Before a lender approves you for a mortgage, they need to determine whether you’re financially capable of repaying the loan. That decision is based on several key criteria that paint a full picture of your financial health. Knowing what those criteria are—and how to meet them—can help you qualify with confidence and avoid surprises during the process.

1. Credit Score
Your credit score is one of the first things lenders check. It reflects your history of borrowing and repaying money. Higher scores generally lead to better interest rates and a smoother approval process. While different loan types have different minimums, aiming for a score above 620 gives you more options.

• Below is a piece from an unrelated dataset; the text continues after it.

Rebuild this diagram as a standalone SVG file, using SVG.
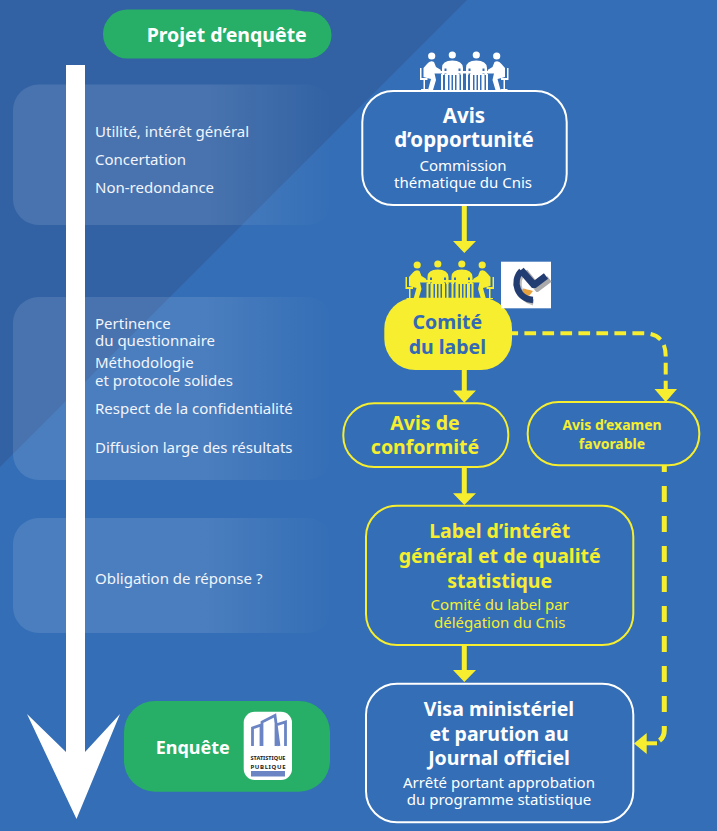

If your score is lower, improving it before applying can make a big difference.
2. Income and Employment
Lenders want to see steady, reliable income to ensure you can afford monthly mortgage payments. You’ll need to provide proof of employment and income—such as pay stubs, tax returns, or bank statements. If you’re self-employed, expect to show more documentation, like two years of income history.
3. Debt-to-Income Ratio (DTI)
This ratio compares your monthly debt payments to your gross monthly income. Most lenders prefer a DTI of 43% or lower, although some programs allow higher ratios. A lower DTI suggests you’re not overextended and can comfortably manage a mortgage along with your other obligations.
4. Down Payment
The amount you can put down upfront affects both your loan eligibility and your mortgage terms. A larger down payment often means better interest rates and avoids private mortgage insurance (PMI). However, many loans offer low-down-payment options, especially for first-time buyers.
5. Savings and Assets
Lenders also look at your savings and assets to ensure you can cover closing costs, moving expenses, and emergencies after buying your home. Having extra funds—often called “reserves”—can strengthen your application and increase your approval odds.
Final Thoughts
Qualifying for a mortgage is about proving to a lender that you’re a responsible, capable borrower. While the process may seem detailed, preparing ahead of time—by improving credit, reducing debt, and saving for a down payment—can make all the difference. Understanding what lenders look for puts you in control and sets you up for success as you take the next step toward homeownership.